Which lines hold the word "this"? Show each of them.

## BEGIN DATA FOR THE TASK

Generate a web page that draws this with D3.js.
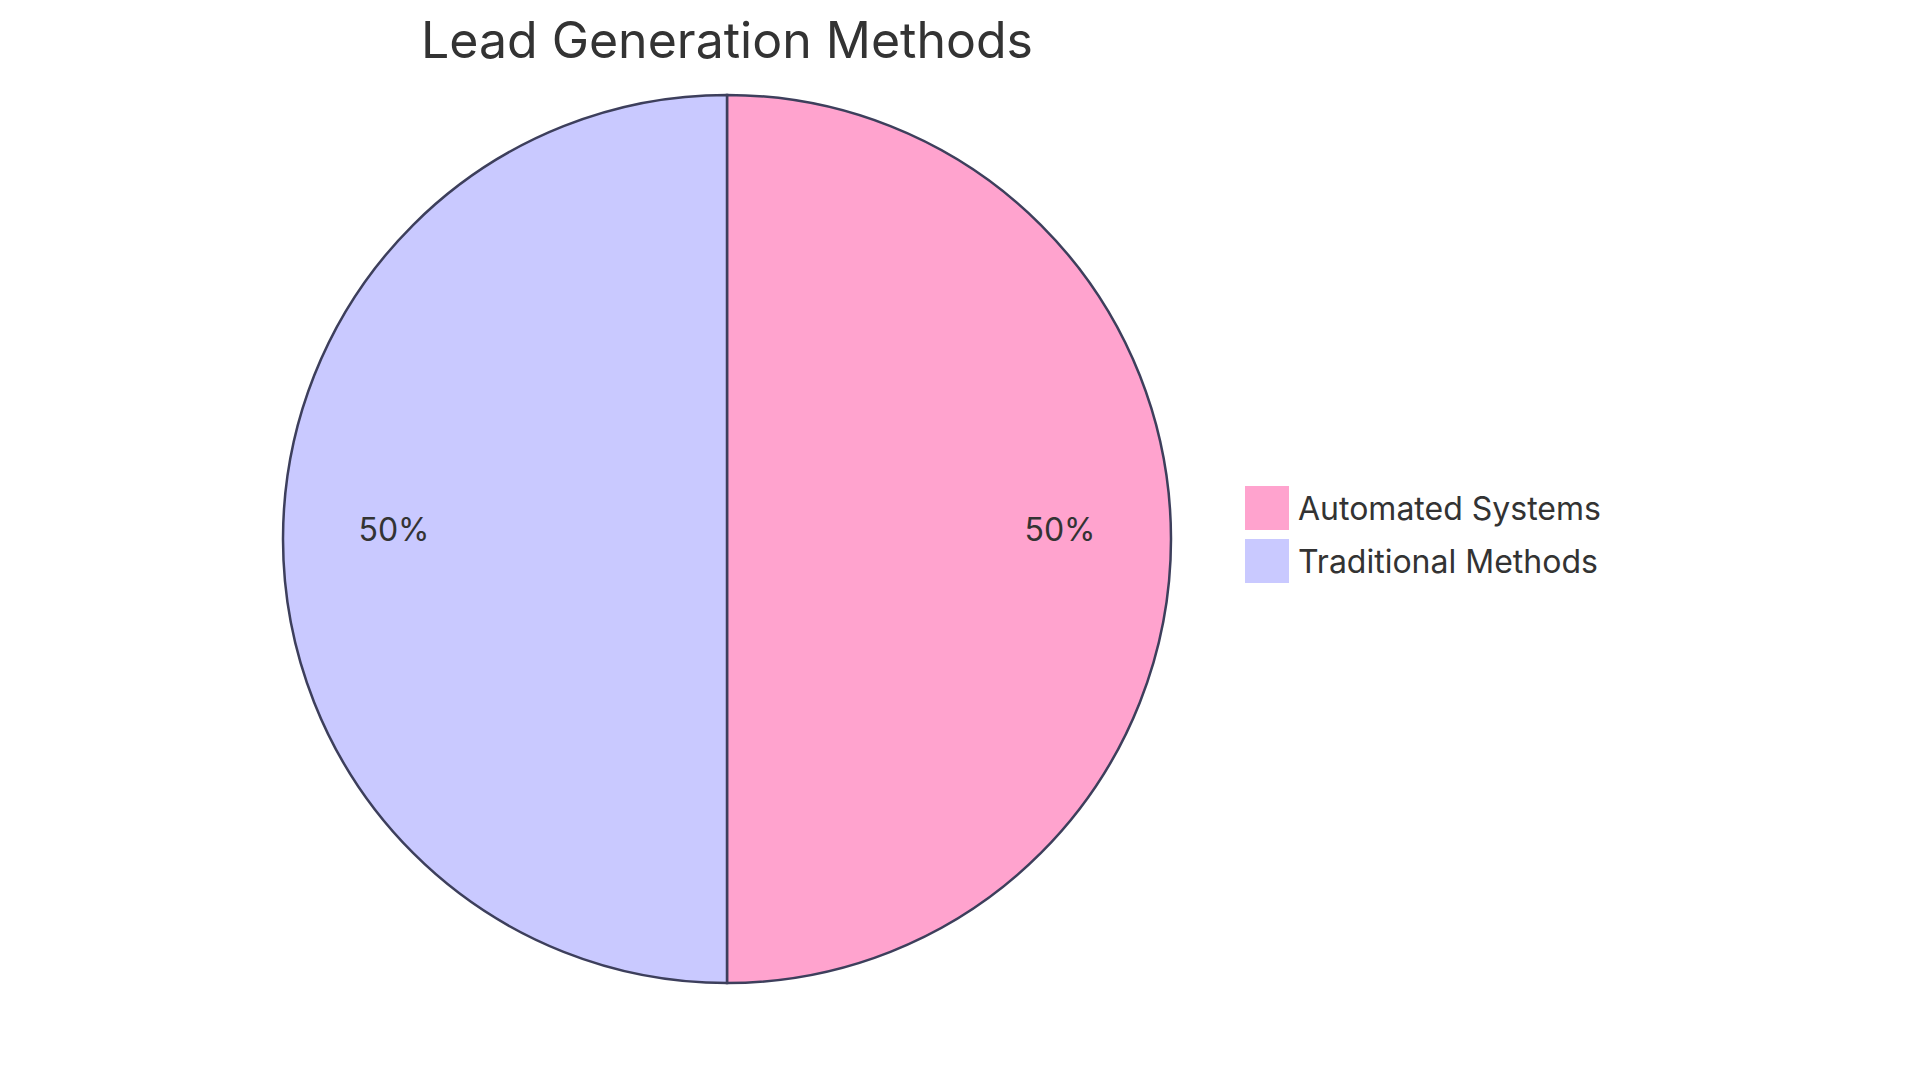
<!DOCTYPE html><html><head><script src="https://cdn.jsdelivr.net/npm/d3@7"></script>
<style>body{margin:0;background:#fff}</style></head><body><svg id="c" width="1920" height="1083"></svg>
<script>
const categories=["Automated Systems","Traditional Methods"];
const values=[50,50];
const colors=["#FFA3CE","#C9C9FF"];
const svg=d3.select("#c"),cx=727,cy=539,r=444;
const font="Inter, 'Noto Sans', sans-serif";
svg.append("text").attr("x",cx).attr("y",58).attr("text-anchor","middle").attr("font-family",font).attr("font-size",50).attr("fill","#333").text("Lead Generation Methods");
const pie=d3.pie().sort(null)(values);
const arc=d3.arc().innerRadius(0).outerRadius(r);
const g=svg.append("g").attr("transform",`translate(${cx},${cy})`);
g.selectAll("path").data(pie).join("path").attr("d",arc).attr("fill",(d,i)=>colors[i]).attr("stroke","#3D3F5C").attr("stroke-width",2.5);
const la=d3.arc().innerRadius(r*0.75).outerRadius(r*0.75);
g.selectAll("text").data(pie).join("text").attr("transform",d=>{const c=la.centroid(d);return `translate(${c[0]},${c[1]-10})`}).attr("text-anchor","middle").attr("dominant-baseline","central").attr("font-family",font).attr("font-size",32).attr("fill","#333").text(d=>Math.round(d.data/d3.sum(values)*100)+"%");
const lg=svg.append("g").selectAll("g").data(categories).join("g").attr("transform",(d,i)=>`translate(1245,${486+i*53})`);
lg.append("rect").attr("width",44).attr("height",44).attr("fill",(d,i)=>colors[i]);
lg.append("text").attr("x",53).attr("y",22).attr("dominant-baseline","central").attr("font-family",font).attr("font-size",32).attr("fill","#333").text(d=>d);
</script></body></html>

## END DATA FOR THE TASK
## BEGIN DATA FOR THE TASK

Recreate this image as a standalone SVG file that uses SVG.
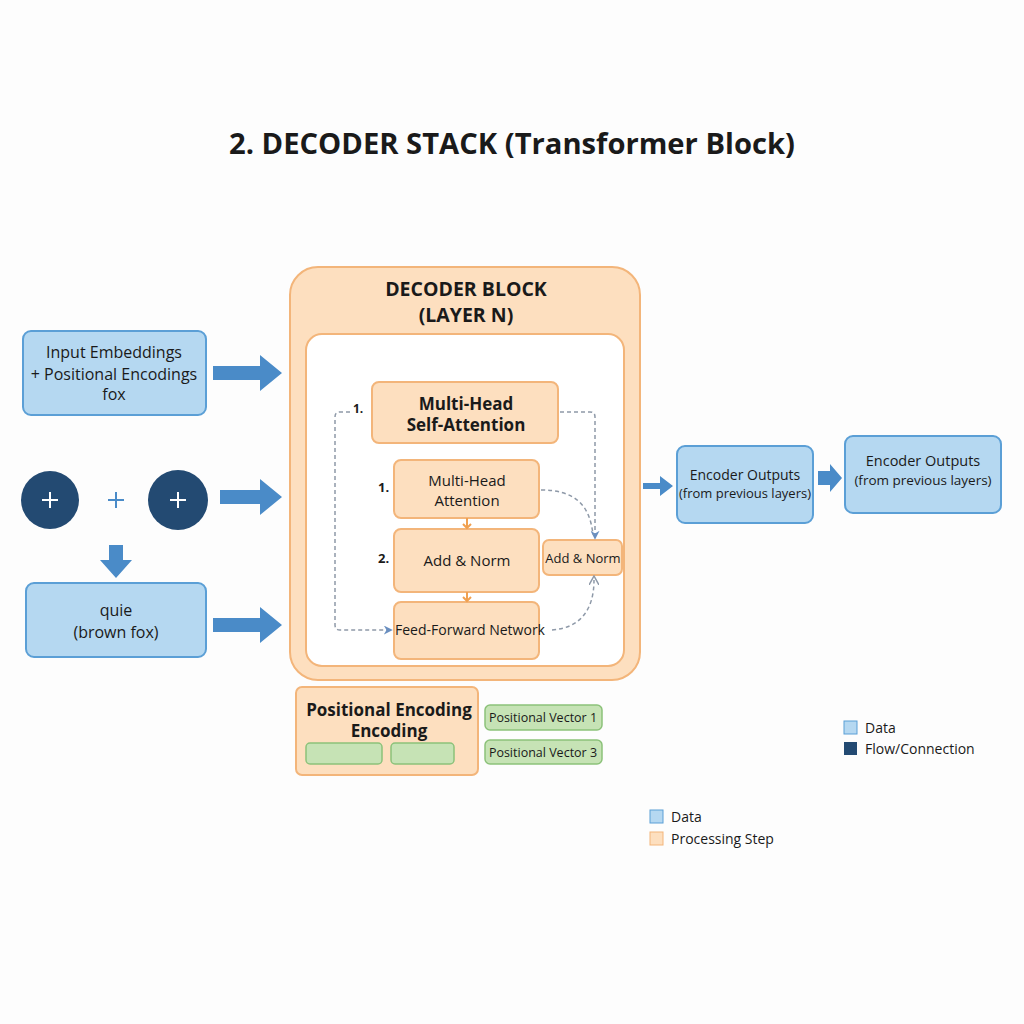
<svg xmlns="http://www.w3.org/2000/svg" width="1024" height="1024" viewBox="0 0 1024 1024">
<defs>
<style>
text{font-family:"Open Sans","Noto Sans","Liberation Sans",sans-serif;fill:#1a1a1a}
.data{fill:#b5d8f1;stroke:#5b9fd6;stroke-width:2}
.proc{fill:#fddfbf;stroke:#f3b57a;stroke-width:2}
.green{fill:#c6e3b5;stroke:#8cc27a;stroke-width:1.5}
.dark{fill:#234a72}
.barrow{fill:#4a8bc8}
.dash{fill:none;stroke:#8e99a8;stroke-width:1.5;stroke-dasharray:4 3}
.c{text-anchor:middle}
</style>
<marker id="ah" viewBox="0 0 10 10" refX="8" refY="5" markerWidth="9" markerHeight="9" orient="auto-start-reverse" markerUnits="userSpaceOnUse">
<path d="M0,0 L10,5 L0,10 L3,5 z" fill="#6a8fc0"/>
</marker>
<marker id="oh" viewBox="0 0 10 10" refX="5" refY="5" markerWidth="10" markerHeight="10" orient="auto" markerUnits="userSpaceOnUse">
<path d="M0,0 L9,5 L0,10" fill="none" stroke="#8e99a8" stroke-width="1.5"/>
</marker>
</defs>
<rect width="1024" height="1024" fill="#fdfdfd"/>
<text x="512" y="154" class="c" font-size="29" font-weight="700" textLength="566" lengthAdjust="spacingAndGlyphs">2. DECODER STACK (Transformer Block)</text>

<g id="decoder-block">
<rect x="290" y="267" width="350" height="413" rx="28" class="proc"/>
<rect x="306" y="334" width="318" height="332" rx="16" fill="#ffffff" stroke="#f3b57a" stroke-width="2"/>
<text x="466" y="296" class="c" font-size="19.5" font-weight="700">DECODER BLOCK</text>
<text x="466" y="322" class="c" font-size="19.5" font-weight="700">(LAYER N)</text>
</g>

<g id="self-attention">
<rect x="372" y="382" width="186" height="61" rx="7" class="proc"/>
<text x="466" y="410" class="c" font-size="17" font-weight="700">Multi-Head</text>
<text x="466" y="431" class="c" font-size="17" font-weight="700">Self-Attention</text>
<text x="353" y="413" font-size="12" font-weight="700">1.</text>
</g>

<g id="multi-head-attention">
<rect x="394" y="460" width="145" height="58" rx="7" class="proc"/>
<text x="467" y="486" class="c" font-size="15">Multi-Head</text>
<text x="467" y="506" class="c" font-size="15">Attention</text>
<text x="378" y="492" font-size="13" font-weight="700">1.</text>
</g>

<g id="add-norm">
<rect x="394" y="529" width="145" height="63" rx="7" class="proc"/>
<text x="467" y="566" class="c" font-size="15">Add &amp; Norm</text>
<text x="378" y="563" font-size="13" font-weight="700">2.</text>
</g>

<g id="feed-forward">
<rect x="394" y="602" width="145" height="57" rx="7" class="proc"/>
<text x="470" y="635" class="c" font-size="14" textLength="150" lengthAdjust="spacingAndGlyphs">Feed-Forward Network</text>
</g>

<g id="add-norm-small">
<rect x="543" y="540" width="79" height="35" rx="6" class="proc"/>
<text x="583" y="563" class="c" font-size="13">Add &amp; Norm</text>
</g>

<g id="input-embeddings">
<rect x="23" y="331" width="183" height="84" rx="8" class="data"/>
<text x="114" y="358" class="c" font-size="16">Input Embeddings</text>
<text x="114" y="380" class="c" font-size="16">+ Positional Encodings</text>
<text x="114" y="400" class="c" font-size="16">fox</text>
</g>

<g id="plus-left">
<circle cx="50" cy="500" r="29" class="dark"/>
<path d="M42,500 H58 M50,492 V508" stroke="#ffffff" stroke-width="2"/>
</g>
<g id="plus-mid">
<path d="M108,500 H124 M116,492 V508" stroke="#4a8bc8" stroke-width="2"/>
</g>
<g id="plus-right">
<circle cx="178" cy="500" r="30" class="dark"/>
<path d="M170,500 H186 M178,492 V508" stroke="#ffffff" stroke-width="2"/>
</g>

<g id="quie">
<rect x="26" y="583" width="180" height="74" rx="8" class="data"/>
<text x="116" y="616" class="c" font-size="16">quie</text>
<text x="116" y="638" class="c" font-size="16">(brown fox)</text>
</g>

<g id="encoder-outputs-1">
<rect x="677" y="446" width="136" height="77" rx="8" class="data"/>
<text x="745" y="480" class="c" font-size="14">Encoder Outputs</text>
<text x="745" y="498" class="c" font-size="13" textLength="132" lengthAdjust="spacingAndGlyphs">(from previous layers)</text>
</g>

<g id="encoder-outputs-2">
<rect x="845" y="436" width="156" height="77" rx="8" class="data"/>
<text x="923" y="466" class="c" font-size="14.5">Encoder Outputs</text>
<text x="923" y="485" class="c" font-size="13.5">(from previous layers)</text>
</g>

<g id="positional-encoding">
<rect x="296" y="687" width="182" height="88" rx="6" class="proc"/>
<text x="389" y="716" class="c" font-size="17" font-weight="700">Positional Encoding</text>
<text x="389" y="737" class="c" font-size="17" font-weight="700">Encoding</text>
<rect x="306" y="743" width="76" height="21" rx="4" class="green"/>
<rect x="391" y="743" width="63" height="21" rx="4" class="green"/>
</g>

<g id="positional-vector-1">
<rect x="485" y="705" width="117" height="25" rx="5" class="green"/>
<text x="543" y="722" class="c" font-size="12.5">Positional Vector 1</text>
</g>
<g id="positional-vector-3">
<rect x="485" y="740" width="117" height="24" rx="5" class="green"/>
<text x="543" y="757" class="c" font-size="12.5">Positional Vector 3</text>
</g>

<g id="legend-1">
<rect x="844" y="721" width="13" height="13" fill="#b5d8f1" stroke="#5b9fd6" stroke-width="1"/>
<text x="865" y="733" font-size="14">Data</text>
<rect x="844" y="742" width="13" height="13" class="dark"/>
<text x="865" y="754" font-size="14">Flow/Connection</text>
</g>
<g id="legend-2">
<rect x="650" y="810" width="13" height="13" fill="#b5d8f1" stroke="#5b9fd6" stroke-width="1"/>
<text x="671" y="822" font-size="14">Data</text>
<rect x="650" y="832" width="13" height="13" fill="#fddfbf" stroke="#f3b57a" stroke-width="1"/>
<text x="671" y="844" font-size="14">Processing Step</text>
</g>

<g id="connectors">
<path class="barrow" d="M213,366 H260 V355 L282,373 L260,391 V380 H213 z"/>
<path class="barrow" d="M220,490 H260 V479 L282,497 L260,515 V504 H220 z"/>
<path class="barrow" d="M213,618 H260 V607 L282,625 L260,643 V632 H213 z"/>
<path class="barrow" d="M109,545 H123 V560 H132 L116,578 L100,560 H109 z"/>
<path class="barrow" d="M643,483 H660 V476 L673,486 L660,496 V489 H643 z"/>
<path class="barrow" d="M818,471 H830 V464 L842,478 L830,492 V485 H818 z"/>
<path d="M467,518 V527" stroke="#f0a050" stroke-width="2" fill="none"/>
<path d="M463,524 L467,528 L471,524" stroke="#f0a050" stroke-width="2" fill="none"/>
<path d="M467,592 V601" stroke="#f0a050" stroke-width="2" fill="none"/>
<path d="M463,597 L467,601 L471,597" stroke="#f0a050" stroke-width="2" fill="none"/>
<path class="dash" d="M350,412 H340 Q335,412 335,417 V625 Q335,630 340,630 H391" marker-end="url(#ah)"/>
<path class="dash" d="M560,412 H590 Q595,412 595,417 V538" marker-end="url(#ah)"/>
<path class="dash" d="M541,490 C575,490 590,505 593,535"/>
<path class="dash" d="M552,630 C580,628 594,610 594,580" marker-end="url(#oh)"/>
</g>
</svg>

## END DATA FOR THE TASK

§ **FULL OUTPUT**
Generate a web page that draws this with D3.js.
Recreate this image as a standalone SVG file that uses SVG.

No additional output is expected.